Members of the Iranian national football team chose to cover up their country's badge during the national anthem.
The move served as a powerful protest against the oppression of women in their home nation as political and social unrest continues to engulf Iran.
As the national anthem played over the loud speakers ahead of their side's clash with Senegal, Iran's players could be seen wearing black jackets which covered the crest on their kits.
A small portion of players still sang the anthem, although the majority didn't.
It's understood the friendly match was also played behind closed doors too.
The incredible statement from the players comes fresh off the back of widespread protests in the country following the death of 22-year-old school teacher Mahsa Amini.
Iran's soccer team wore black jackets to cover up their country's emblem during the national anthem. This is a huge statement of support for the protests in Iran and they're extremely brave for doing this. pic.twitter.com/yV1JBGB1I9— Fifty Shades of Whey (@davenewworld_2) September 28, 2022
Amini was arrested earlier this month for refusing to wear a hijab and her subsequent death in custody has sparked outrage among fellow Iranians.
Now the nation's top professional footballers have joined the chorus of angry people, making their feelings on the matter known on the global stage.
According to multiple reports, hundreds of protestors also gathered outside the stadium, chanting 'say her name'.
The demonstration has received massive praise from people online as social media users threw their support behind the players and the entire nation.

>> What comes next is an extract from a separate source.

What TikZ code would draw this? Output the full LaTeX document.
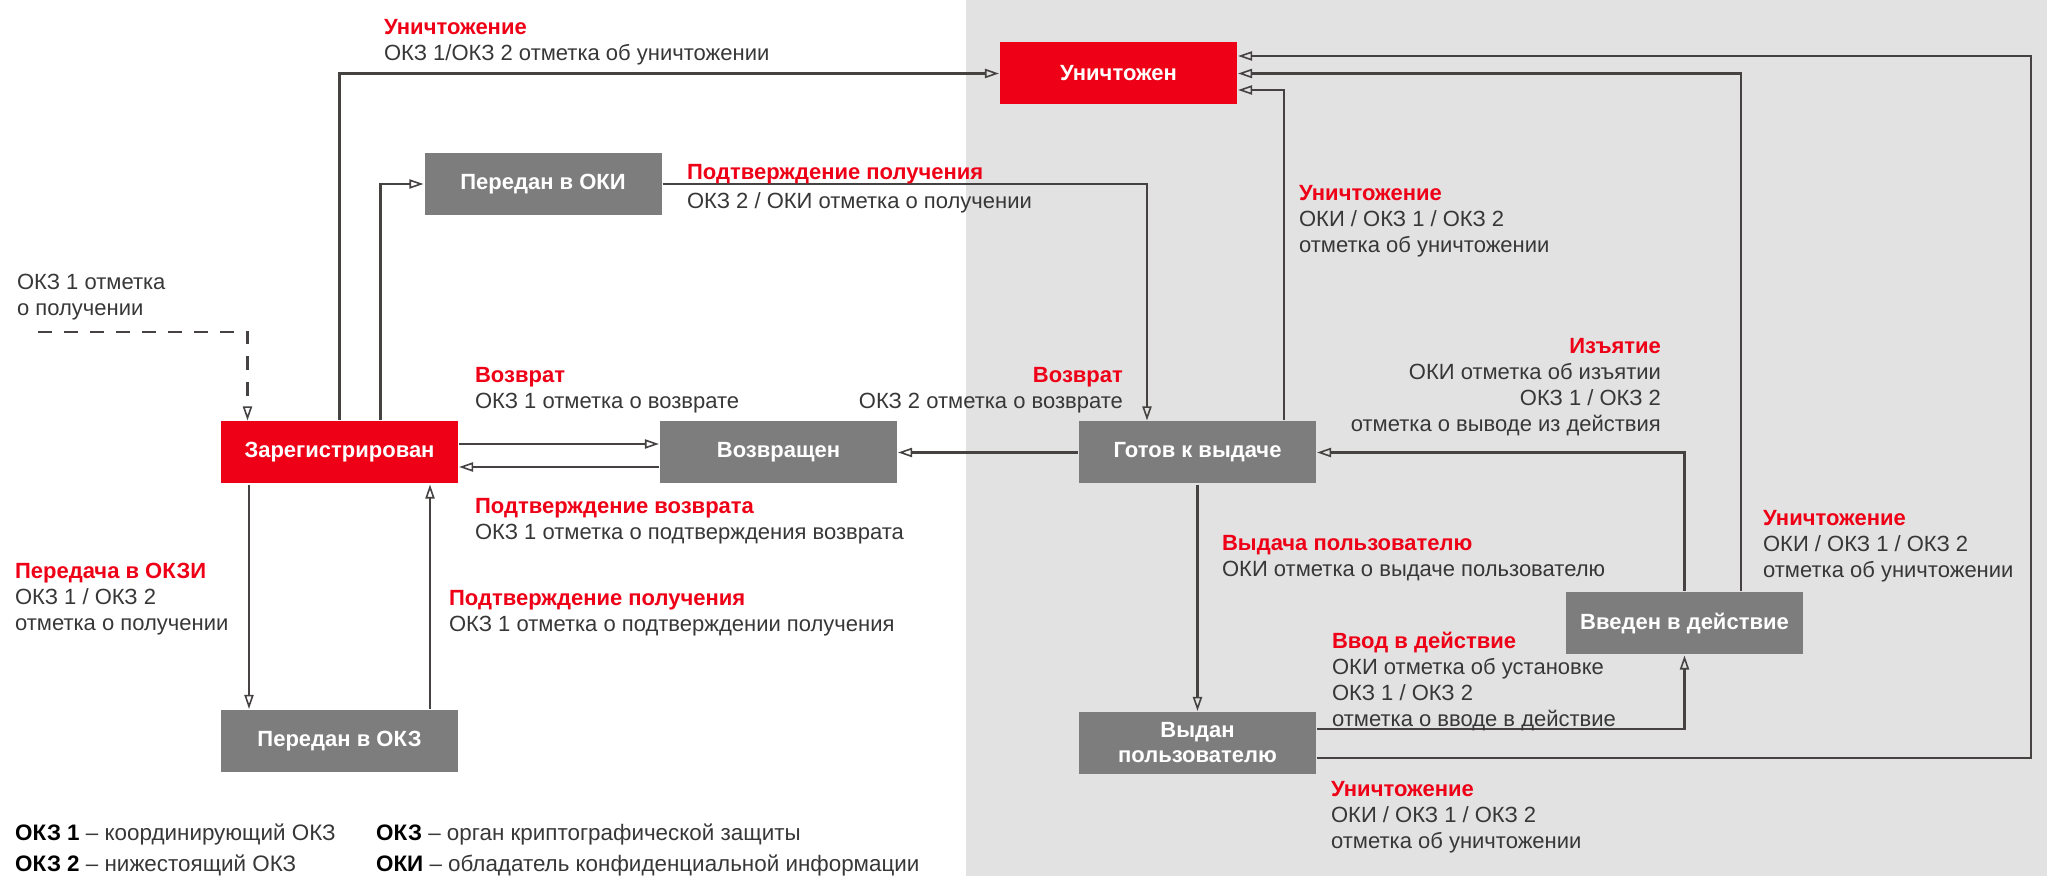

Kaveh Solhekol explains why there are protesters outside the World Cup warm up match between Senegal and Iran following the death of 22-year-old Mahsa Amini. pic.twitter.com/lt99IYrokG— Sky Sports News (@SkySportsNews) September 27, 2022
In Iran’s largest protests in almost three years, The Guardian claims at least 41 people have died since the riots began.
The reports reads: "Some female protesters have removed and burned their hijabs in the rallies and cut off their hair, some dancing near large bonfires to the applause of crowds that have chanted 'zan, zendegi, azadi' or 'woman, life, freedom'."
A number of high-profile figures in Iran have used their platforms to heap praise on the protests – Bayern Leverkusen forward Sardar Azmoun was one of them.
“At worst I’ll be dismissed from the national team,” Iranian star Azmoun said via Instagram.
“No problem. I’d sacrifice that for one hair on the heads of Iranian women. This story will not be deleted. They can do whatever they want. Shame on you for killing so easily; long live Iranian women.”
Iran are currently preparing for their 2022 World Cup campaign in Qatar.
One of the only people allowed to attend the match with Senegal in person was England manager Gareth Southgate and his assistant Steve Holland.
The Three Lions play Iran in their opening fixture on November 21.